Give back, exactly as written, the lines from the beginning of the listing through the one that contains "(D) at (87,377);".

• • • • •

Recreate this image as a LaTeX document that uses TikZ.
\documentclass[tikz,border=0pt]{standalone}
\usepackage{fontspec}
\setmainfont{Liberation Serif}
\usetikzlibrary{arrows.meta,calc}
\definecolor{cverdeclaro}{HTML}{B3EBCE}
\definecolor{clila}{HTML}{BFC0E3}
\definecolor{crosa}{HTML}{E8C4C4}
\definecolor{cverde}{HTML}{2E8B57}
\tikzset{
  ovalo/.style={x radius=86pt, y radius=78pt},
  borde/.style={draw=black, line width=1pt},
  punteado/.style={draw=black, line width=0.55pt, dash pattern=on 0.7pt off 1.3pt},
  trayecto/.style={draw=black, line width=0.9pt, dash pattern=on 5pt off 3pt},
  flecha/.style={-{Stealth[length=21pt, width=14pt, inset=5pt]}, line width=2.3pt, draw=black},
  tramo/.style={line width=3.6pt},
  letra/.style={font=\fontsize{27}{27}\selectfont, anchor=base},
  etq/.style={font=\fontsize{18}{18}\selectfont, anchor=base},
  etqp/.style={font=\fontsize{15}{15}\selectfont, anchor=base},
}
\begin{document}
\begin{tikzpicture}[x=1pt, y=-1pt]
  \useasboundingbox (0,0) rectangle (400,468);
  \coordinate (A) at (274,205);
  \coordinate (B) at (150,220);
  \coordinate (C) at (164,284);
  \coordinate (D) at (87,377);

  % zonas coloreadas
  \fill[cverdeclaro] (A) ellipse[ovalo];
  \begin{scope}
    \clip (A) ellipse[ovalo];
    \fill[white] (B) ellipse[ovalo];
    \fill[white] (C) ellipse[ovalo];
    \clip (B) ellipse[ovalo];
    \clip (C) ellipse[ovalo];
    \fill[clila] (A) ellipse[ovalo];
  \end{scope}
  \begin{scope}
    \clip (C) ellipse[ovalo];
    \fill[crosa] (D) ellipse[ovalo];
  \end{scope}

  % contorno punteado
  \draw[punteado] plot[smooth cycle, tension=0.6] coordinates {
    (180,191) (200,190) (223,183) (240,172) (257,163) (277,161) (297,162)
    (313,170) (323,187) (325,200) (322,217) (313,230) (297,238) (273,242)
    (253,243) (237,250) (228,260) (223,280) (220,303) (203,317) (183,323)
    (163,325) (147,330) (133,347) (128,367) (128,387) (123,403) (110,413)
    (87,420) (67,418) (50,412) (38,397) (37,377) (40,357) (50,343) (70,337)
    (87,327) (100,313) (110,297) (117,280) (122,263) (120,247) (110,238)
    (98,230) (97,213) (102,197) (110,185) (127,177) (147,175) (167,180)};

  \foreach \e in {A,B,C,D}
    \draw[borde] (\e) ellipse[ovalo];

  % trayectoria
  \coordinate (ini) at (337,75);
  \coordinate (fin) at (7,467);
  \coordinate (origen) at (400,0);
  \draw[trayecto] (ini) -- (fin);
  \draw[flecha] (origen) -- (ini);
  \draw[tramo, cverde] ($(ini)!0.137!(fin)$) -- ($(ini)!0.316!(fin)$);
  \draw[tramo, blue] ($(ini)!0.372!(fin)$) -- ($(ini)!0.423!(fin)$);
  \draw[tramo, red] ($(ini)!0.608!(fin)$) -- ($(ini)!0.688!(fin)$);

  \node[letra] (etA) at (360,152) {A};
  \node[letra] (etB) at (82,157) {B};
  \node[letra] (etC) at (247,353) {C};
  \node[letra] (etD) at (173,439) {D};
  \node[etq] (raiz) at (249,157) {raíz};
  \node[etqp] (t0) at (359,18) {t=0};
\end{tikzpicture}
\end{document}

• • • • •

Written solution =>
Recreate this image as a LaTeX document that uses TikZ.
\documentclass[tikz,border=0pt]{standalone}
\usepackage{fontspec}
\setmainfont{Liberation Serif}
\usetikzlibrary{arrows.meta,calc}
\definecolor{cverdeclaro}{HTML}{B3EBCE}
\definecolor{clila}{HTML}{BFC0E3}
\definecolor{crosa}{HTML}{E8C4C4}
\definecolor{cverde}{HTML}{2E8B57}
\tikzset{
  ovalo/.style={x radius=86pt, y radius=78pt},
  borde/.style={draw=black, line width=1pt},
  punteado/.style={draw=black, line width=0.55pt, dash pattern=on 0.7pt off 1.3pt},
  trayecto/.style={draw=black, line width=0.9pt, dash pattern=on 5pt off 3pt},
  flecha/.style={-{Stealth[length=21pt, width=14pt, inset=5pt]}, line width=2.3pt, draw=black},
  tramo/.style={line width=3.6pt},
  letra/.style={font=\fontsize{27}{27}\selectfont, anchor=base},
  etq/.style={font=\fontsize{18}{18}\selectfont, anchor=base},
  etqp/.style={font=\fontsize{15}{15}\selectfont, anchor=base},
}
\begin{document}
\begin{tikzpicture}[x=1pt, y=-1pt]
  \useasboundingbox (0,0) rectangle (400,468);
  \coordinate (A) at (274,205);
  \coordinate (B) at (150,220);
  \coordinate (C) at (164,284);
  \coordinate (D) at (87,377);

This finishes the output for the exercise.